▶ **Data shown**
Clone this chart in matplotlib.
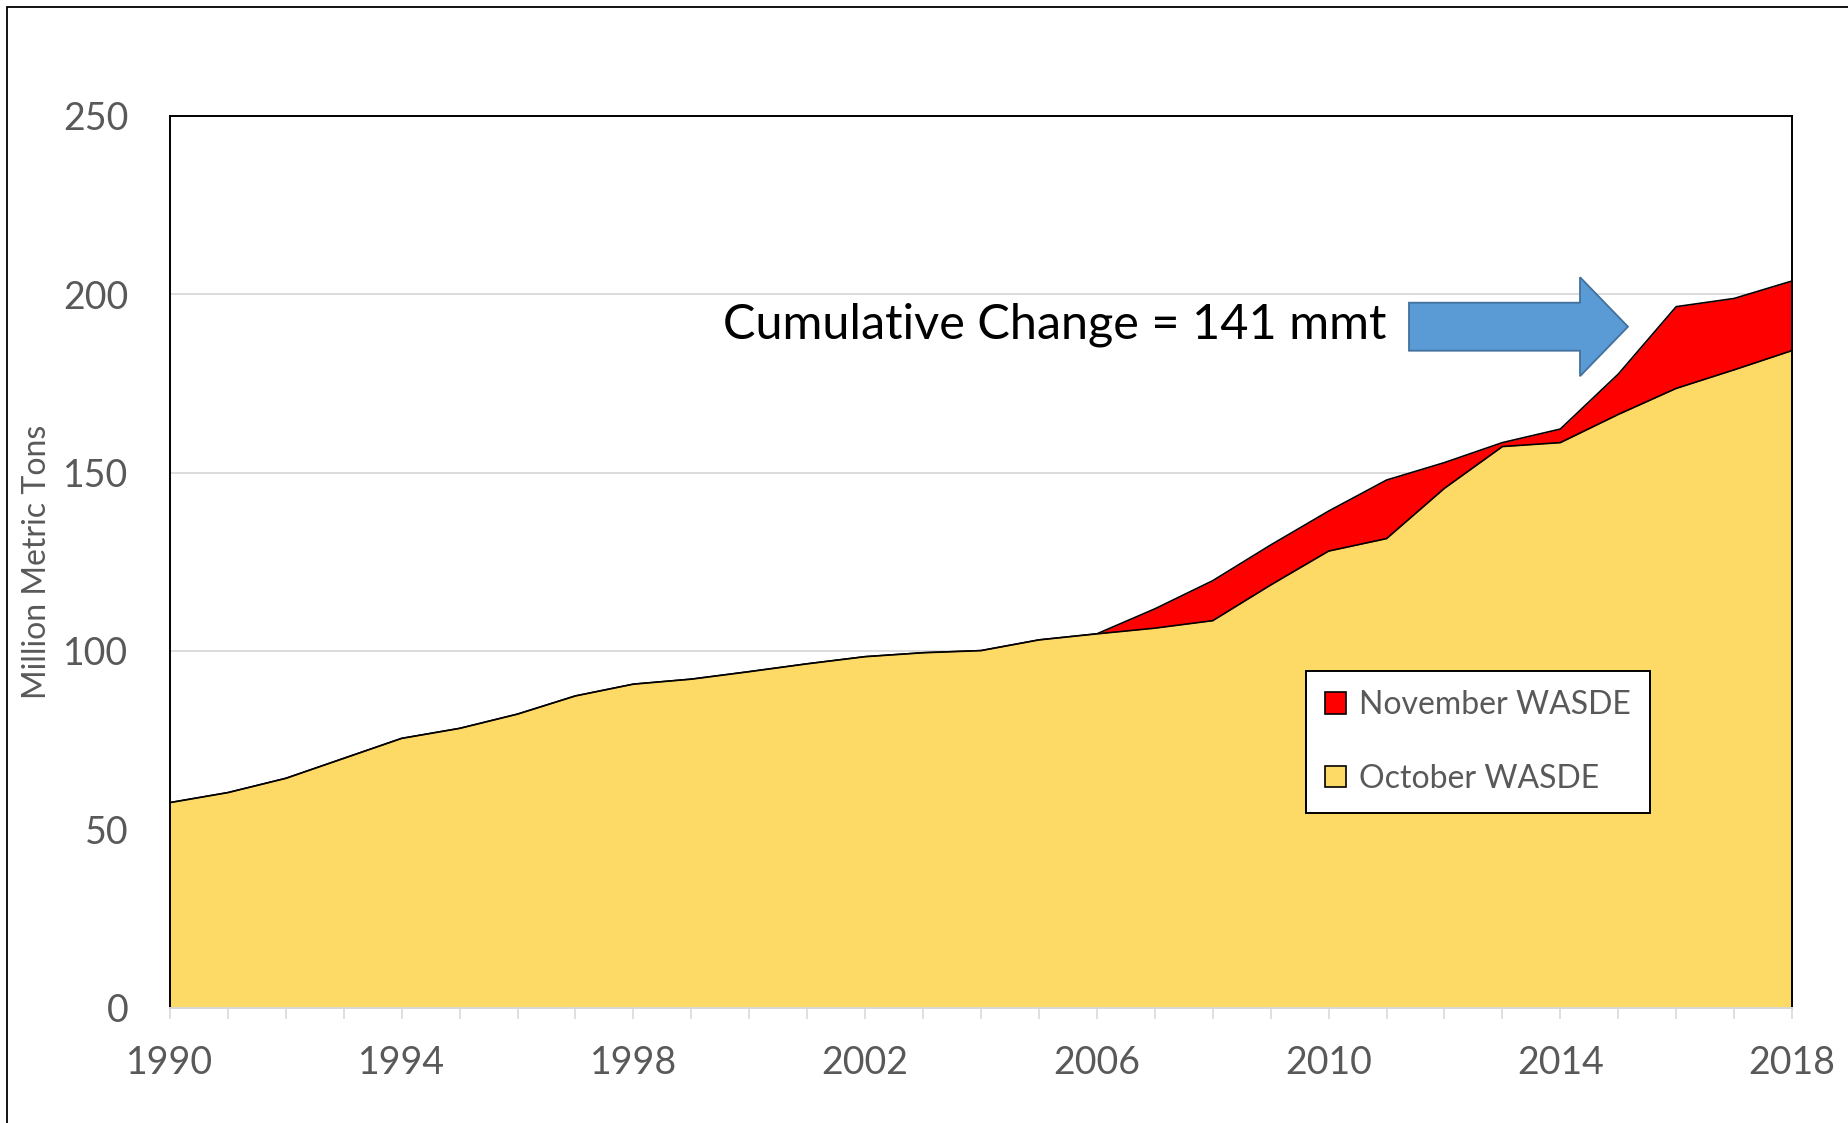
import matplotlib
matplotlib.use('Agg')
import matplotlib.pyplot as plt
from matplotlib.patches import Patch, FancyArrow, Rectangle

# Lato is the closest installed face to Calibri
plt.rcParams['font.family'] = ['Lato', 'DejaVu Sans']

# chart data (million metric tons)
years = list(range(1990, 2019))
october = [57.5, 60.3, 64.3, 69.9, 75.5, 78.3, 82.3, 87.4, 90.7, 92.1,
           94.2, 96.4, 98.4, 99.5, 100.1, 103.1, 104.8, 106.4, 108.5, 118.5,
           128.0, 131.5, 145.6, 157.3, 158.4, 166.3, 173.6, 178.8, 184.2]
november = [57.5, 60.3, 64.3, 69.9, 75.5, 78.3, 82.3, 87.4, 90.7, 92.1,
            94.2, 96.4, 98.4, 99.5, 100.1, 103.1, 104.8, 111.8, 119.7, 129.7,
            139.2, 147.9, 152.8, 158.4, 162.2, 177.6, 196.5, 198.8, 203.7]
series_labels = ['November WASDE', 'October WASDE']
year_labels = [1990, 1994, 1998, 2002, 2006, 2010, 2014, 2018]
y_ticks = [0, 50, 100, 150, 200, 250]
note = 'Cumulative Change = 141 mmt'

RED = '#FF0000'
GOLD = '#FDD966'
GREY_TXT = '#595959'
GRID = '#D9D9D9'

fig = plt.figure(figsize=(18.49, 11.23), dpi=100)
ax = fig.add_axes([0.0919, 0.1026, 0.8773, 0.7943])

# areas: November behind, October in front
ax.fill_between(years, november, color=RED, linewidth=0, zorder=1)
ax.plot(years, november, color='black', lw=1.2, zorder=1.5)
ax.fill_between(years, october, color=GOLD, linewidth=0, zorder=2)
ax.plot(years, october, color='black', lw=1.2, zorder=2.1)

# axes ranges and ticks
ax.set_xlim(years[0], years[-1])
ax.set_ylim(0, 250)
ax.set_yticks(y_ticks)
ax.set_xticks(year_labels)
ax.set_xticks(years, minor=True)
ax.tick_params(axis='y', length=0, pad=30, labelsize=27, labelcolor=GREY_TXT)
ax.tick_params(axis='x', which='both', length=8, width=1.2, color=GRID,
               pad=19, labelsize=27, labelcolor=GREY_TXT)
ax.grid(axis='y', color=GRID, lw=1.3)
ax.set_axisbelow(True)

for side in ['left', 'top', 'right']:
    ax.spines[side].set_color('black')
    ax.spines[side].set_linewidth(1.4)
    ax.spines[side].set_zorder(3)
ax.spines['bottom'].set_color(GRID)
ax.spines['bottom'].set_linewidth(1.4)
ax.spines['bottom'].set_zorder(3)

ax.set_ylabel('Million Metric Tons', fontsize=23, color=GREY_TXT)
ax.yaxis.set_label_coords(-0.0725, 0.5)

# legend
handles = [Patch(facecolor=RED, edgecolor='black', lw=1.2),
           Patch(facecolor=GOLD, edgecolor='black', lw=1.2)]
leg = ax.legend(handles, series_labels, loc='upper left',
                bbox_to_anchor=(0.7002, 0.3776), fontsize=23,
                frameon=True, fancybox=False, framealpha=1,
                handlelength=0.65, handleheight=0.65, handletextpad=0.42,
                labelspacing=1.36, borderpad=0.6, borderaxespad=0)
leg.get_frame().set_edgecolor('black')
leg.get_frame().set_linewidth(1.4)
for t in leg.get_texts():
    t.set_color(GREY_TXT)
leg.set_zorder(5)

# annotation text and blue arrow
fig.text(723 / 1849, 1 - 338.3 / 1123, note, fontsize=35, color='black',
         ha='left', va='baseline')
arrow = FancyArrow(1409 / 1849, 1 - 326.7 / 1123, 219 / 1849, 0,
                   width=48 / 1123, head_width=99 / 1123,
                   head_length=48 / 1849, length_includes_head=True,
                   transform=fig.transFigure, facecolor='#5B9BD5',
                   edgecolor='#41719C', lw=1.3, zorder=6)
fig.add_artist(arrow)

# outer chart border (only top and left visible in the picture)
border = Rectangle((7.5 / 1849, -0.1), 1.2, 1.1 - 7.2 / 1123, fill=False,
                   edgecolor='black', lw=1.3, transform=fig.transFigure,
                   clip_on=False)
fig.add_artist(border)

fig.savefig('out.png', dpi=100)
...
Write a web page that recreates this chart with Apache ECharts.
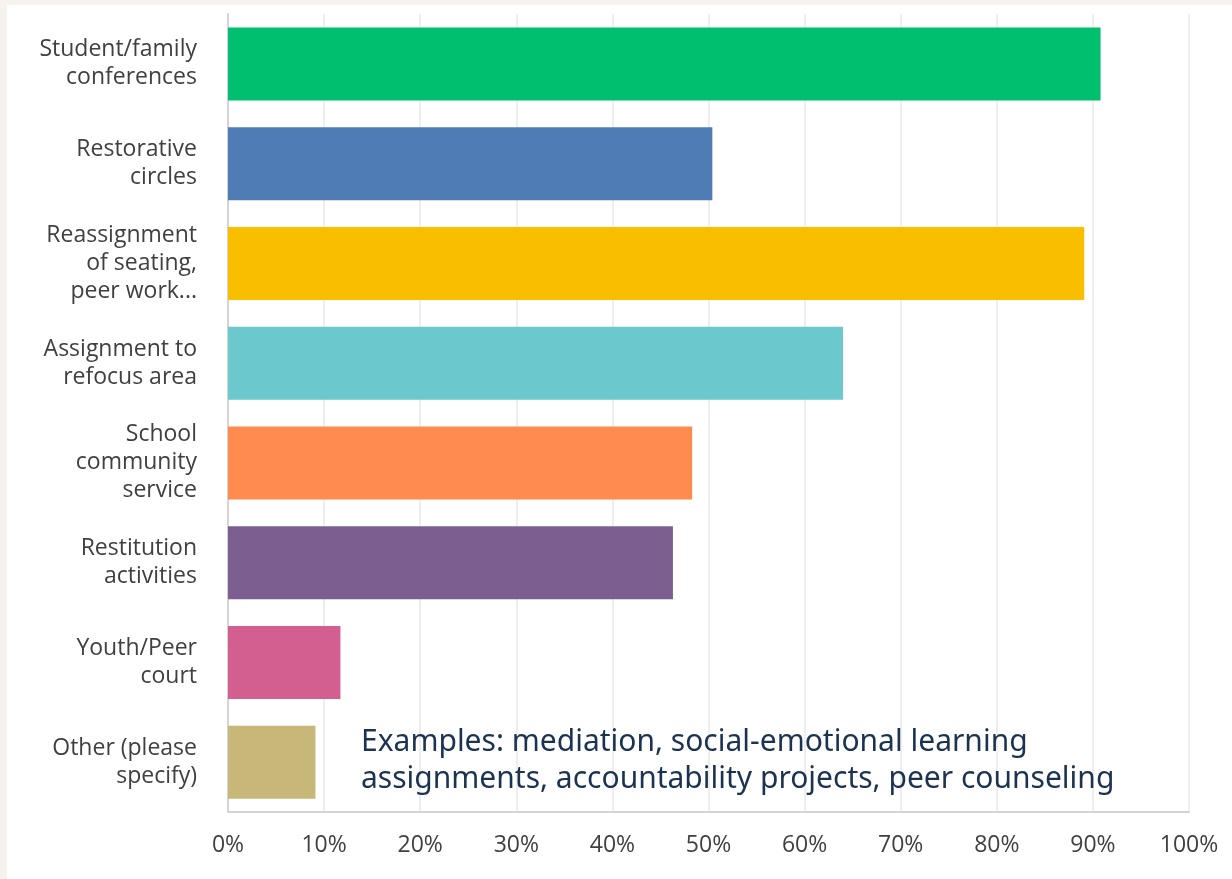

▶ **What the task requires**
Select, from the listing, all lines that include the word "matplotlib".

▶ **Answer to this task**
Clone this chart in matplotlib.
import matplotlib
matplotlib.use('Agg')
import matplotlib.pyplot as plt
from matplotlib.patches import Patch, FancyArrow, Rectangle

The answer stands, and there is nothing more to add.